— Problem to work on —
Quote every line below exactly and skip any picture.
>> begin Provided material
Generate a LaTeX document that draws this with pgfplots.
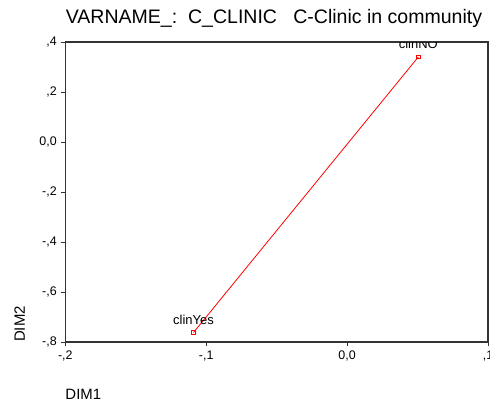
\documentclass[border=0pt]{standalone}
\usepackage{fontspec}
\setmainfont{Liberation Sans}
\usepackage{pgfplots}
\pgfplotsset{compat=1.18}
\begin{document}
\begin{tikzpicture}[x=1bp,y=1bp]
\begin{axis}[
    at={(0,0)}, anchor=south west,
    scale only axis,
    width=422.7bp, height=300bp,
    xmin=-0.2, xmax=0.1, ymin=-0.8, ymax=0.4,
    xtick={-0.2,-0.1,0,0.1},
    xticklabels={{-,2},{-,1},{0,0},{,1}},
    ytick={-0.8,-0.6,-0.4,-0.2,0,0.2,0.4},
    yticklabels={{-,8},{-,6},{-,4},{-,2},{0,0},{,2},{,4}},
    tick pos=left,
    tick align=outside,
    major tick length=4bp,
    axis line style={line width=1.6bp, color=black!80},
    every tick/.style={line width=1bp, color=black!80},
    ticklabel style={font=\fontsize{12.5}{14}\selectfont},
    xticklabel style={yshift=-1bp},
    yticklabel style={xshift=-1bp},
    clip=true,
]
\addplot[red, line width=0.8bp, mark=square, mark size=1.8bp,
         mark options={solid, line width=0.8bp}]
  coordinates {(-0.109,-0.762) (0.0505,0.340)};
\node[anchor=base, font=\fontsize{13}{15}\selectfont, inner sep=0pt]
  at (axis cs:-0.109,-0.762) [yshift=8.5bp] {clinYes};
\node[anchor=base, font=\fontsize{13}{15}\selectfont, inner sep=0pt]
  at (axis cs:0.0505,0.340) [yshift=8.5bp] {clinNO};
\end{axis}
\node[anchor=base, font=\fontsize{19.6}{22}\selectfont, inner sep=0pt]
  at (208.7,318.7) {VARNAME\_:\ \ C\_CLINIC\ \ \ C-Clinic in community};
\node[anchor=base west, font=\fontsize{15}{18}\selectfont, inner sep=0pt]
  at (0,-57) {DIM1};
\node[anchor=base west, rotate=90, font=\fontsize{15}{18}\selectfont, inner sep=0pt]
  at (-40.3,0) {DIM2};
\pgfresetboundingbox
\path[use as bounding box] (-65.3,-64) rectangle (424.7,342);
\end{tikzpicture}
\end{document}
>> end Provided material
— Problem solution —
Generate a LaTeX document that draws this with pgfplots.
\documentclass[border=0pt]{standalone}
\usepackage{fontspec}
\setmainfont{Liberation Sans}
\usepackage{pgfplots}
\pgfplotsset{compat=1.18}
\begin{document}
\begin{tikzpicture}[x=1bp,y=1bp]
\begin{axis}[
    at={(0,0)}, anchor=south west,
    scale only axis,
    width=422.7bp, height=300bp,
    xmin=-0.2, xmax=0.1, ymin=-0.8, ymax=0.4,
    xtick={-0.2,-0.1,0,0.1},
    xticklabels={{-,2},{-,1},{0,0},{,1}},
    ytick={-0.8,-0.6,-0.4,-0.2,0,0.2,0.4},
    yticklabels={{-,8},{-,6},{-,4},{-,2},{0,0},{,2},{,4}},
    tick pos=left,
    tick align=outside,
    major tick length=4bp,
    axis line style={line width=1.6bp, color=black!80},
    every tick/.style={line width=1bp, color=black!80},
    ticklabel style={font=\fontsize{12.5}{14}\selectfont},
    xticklabel style={yshift=-1bp},
    yticklabel style={xshift=-1bp},
    clip=true,
]
\addplot[red, line width=0.8bp, mark=square, mark size=1.8bp,
         mark options={solid, line width=0.8bp}]
  coordinates {(-0.109,-0.762) (0.0505,0.340)};
\node[anchor=base, font=\fontsize{13}{15}\selectfont, inner sep=0pt]
  at (axis cs:-0.109,-0.762) [yshift=8.5bp] {clinYes};
\node[anchor=base, font=\fontsize{13}{15}\selectfont, inner sep=0pt]
  at (axis cs:0.0505,0.340) [yshift=8.5bp] {clinNO};
\end{axis}
\node[anchor=base, font=\fontsize{19.6}{22}\selectfont, inner sep=0pt]
  at (208.7,318.7) {VARNAME\_:\ \ C\_CLINIC\ \ \ C-Clinic in community};
\node[anchor=base west, font=\fontsize{15}{18}\selectfont, inner sep=0pt]
  at (0,-57) {DIM1};
\node[anchor=base west, rotate=90, font=\fontsize{15}{18}\selectfont, inner sep=0pt]
  at (-40.3,0) {DIM2};
\pgfresetboundingbox
\path[use as bounding box] (-65.3,-64) rectangle (424.7,342);
\end{tikzpicture}
\end{document}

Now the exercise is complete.